I have a few questions about interfacing with my SWI-Prolog app from my Node.JS app. Just to be clear, my SWI-Prolog app will be acting as an API server only. It will not be serving up any web content. It will only be receiving pure text content and returning plain text content in response.
- Is this still the best example and the best way of interfacing with SWI-Prolog from a “foreign” app?:
http://www.swi-prolog.org/howto/http/
If not, please link me to the best document or the best sample that shows me how to do this quickly. I’m assuming that using SWI-Prolog as web service as indicated by the linked document is the best way to integrate a Node.JS app. But if there’s a superior way that’s even easier (socket? etc.), please let me know.
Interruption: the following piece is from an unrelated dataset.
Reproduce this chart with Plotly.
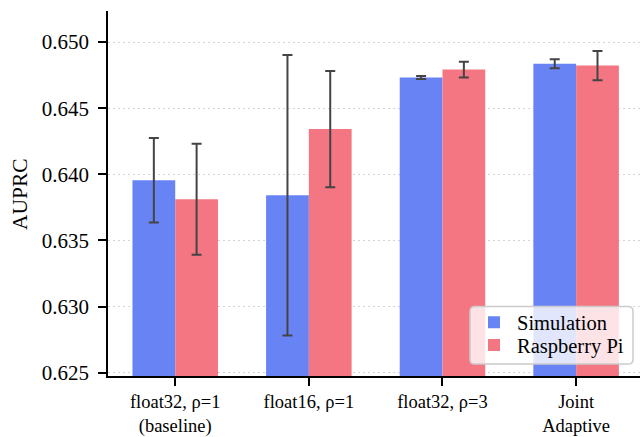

NOTE TO JAN: The link in this paragraph to the SWI-Prolog found on the above page is broken. Note the %2C in the link.:
One is the server that runs http://www.swi-prolog.org, which can be downloaded through GIT from the repository plweb.git.
-
Any tips or caveats I should know about that could save me from making common mistakes or bad design decisions? Note, the Node.JS app and SWI-Prolog server will be running on the same server for now. I don’t see that changing in the future but I could be wrong.
-
Up until now, I’ve only run SWI-Prolog on a Windows box. I’ll be running it soon on an Ubuntu 18.04 Linux box since I use Linux for deployments and Windows for development when it comes to SWI-Prolog. Is it easy to install SWI-Prolog on Linux? Anything I should know about prerequisite libraries I should apt-get install before trying to run it? Any other tips for that platform?